** START OF Collected data **
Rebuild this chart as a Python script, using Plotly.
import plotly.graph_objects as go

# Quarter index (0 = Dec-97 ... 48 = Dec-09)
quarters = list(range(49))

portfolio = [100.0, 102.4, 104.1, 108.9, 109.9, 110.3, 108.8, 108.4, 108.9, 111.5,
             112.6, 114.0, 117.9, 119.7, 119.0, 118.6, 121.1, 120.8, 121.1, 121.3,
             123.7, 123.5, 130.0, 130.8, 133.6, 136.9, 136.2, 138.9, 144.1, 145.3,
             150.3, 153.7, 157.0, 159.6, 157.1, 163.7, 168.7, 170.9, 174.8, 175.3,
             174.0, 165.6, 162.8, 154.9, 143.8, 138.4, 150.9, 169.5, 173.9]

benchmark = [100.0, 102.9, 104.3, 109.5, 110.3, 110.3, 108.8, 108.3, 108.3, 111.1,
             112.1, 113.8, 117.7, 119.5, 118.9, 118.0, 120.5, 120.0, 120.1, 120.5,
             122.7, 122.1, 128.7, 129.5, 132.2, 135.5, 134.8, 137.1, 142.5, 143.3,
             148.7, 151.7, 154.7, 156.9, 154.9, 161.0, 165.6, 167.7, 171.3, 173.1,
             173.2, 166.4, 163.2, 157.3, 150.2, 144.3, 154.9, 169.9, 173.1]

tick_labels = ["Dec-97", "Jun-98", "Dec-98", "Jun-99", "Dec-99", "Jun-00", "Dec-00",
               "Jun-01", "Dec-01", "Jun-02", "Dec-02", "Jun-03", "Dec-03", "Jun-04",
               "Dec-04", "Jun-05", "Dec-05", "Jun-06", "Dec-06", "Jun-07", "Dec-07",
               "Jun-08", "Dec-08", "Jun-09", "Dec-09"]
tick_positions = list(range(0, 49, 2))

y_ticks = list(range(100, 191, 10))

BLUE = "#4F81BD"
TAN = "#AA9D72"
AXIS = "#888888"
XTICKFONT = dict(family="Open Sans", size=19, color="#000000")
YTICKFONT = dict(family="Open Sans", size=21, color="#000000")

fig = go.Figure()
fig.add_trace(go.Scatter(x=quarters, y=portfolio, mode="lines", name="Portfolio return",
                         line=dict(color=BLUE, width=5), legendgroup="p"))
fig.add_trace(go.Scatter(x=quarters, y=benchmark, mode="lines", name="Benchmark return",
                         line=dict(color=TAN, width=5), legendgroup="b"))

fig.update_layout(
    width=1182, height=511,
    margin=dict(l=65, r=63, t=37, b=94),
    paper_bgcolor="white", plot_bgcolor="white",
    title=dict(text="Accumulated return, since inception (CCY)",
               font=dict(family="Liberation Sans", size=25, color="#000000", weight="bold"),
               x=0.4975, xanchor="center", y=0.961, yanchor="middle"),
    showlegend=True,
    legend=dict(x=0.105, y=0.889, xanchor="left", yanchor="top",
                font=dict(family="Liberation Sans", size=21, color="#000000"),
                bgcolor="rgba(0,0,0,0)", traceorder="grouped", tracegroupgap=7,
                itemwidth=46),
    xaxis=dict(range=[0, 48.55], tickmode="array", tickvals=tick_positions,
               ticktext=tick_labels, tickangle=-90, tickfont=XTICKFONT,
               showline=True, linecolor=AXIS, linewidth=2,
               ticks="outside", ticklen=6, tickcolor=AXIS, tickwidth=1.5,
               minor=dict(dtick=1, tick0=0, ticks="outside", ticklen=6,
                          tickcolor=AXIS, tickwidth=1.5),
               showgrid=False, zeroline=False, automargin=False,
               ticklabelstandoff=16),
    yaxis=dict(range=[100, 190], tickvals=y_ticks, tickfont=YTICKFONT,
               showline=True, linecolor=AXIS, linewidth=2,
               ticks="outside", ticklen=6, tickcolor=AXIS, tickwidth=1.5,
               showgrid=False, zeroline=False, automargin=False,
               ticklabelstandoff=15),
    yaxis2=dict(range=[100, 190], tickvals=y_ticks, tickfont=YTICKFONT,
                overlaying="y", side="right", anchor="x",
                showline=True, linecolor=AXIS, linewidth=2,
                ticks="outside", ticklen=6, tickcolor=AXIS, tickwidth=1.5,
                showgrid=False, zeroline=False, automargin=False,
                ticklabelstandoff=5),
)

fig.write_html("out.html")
** END OF Collected data **
| Instructions for the task |
Copy out the full material exactly as it appears.

| The response |
Rebuild this chart as a Python script, using Plotly.
import plotly.graph_objects as go

# Quarter index (0 = Dec-97 ... 48 = Dec-09)
quarters = list(range(49))

portfolio = [100.0, 102.4, 104.1, 108.9, 109.9, 110.3, 108.8, 108.4, 108.9, 111.5,
             112.6, 114.0, 117.9, 119.7, 119.0, 118.6, 121.1, 120.8, 121.1, 121.3,
             123.7, 123.5, 130.0, 130.8, 133.6, 136.9, 136.2, 138.9, 144.1, 145.3,
             150.3, 153.7, 157.0, 159.6, 157.1, 163.7, 168.7, 170.9, 174.8, 175.3,
             174.0, 165.6, 162.8, 154.9, 143.8, 138.4, 150.9, 169.5, 173.9]

benchmark = [100.0, 102.9, 104.3, 109.5, 110.3, 110.3, 108.8, 108.3, 108.3, 111.1,
             112.1, 113.8, 117.7, 119.5, 118.9, 118.0, 120.5, 120.0, 120.1, 120.5,
             122.7, 122.1, 128.7, 129.5, 132.2, 135.5, 134.8, 137.1, 142.5, 143.3,
             148.7, 151.7, 154.7, 156.9, 154.9, 161.0, 165.6, 167.7, 171.3, 173.1,
             173.2, 166.4, 163.2, 157.3, 150.2, 144.3, 154.9, 169.9, 173.1]

tick_labels = ["Dec-97", "Jun-98", "Dec-98", "Jun-99", "Dec-99", "Jun-00", "Dec-00",
               "Jun-01", "Dec-01", "Jun-02", "Dec-02", "Jun-03", "Dec-03", "Jun-04",
               "Dec-04", "Jun-05", "Dec-05", "Jun-06", "Dec-06", "Jun-07", "Dec-07",
               "Jun-08", "Dec-08", "Jun-09", "Dec-09"]
tick_positions = list(range(0, 49, 2))

y_ticks = list(range(100, 191, 10))

BLUE = "#4F81BD"
TAN = "#AA9D72"
AXIS = "#888888"
XTICKFONT = dict(family="Open Sans", size=19, color="#000000")
YTICKFONT = dict(family="Open Sans", size=21, color="#000000")

fig = go.Figure()
fig.add_trace(go.Scatter(x=quarters, y=portfolio, mode="lines", name="Portfolio return",
                         line=dict(color=BLUE, width=5), legendgroup="p"))
fig.add_trace(go.Scatter(x=quarters, y=benchmark, mode="lines", name="Benchmark return",
                         line=dict(color=TAN, width=5), legendgroup="b"))

fig.update_layout(
    width=1182, height=511,
    margin=dict(l=65, r=63, t=37, b=94),
    paper_bgcolor="white", plot_bgcolor="white",
    title=dict(text="Accumulated return, since inception (CCY)",
               font=dict(family="Liberation Sans", size=25, color="#000000", weight="bold"),
               x=0.4975, xanchor="center", y=0.961, yanchor="middle"),
    showlegend=True,
    legend=dict(x=0.105, y=0.889, xanchor="left", yanchor="top",
                font=dict(family="Liberation Sans", size=21, color="#000000"),
                bgcolor="rgba(0,0,0,0)", traceorder="grouped", tracegroupgap=7,
                itemwidth=46),
    xaxis=dict(range=[0, 48.55], tickmode="array", tickvals=tick_positions,
               ticktext=tick_labels, tickangle=-90, tickfont=XTICKFONT,
               showline=True, linecolor=AXIS, linewidth=2,
               ticks="outside", ticklen=6, tickcolor=AXIS, tickwidth=1.5,
               minor=dict(dtick=1, tick0=0, ticks="outside", ticklen=6,
                          tickcolor=AXIS, tickwidth=1.5),
               showgrid=False, zeroline=False, automargin=False,
               ticklabelstandoff=16),
    yaxis=dict(range=[100, 190], tickvals=y_ticks, tickfont=YTICKFONT,
               showline=True, linecolor=AXIS, linewidth=2,
               ticks="outside", ticklen=6, tickcolor=AXIS, tickwidth=1.5,
               showgrid=False, zeroline=False, automargin=False,
               ticklabelstandoff=15),
    yaxis2=dict(range=[100, 190], tickvals=y_ticks, tickfont=YTICKFONT,
                overlaying="y", side="right", anchor="x",
                showline=True, linecolor=AXIS, linewidth=2,
                ticks="outside", ticklen=6, tickcolor=AXIS, tickwidth=1.5,
                showgrid=False, zeroline=False, automargin=False,
                ticklabelstandoff=5),
)

fig.write_html("out.html")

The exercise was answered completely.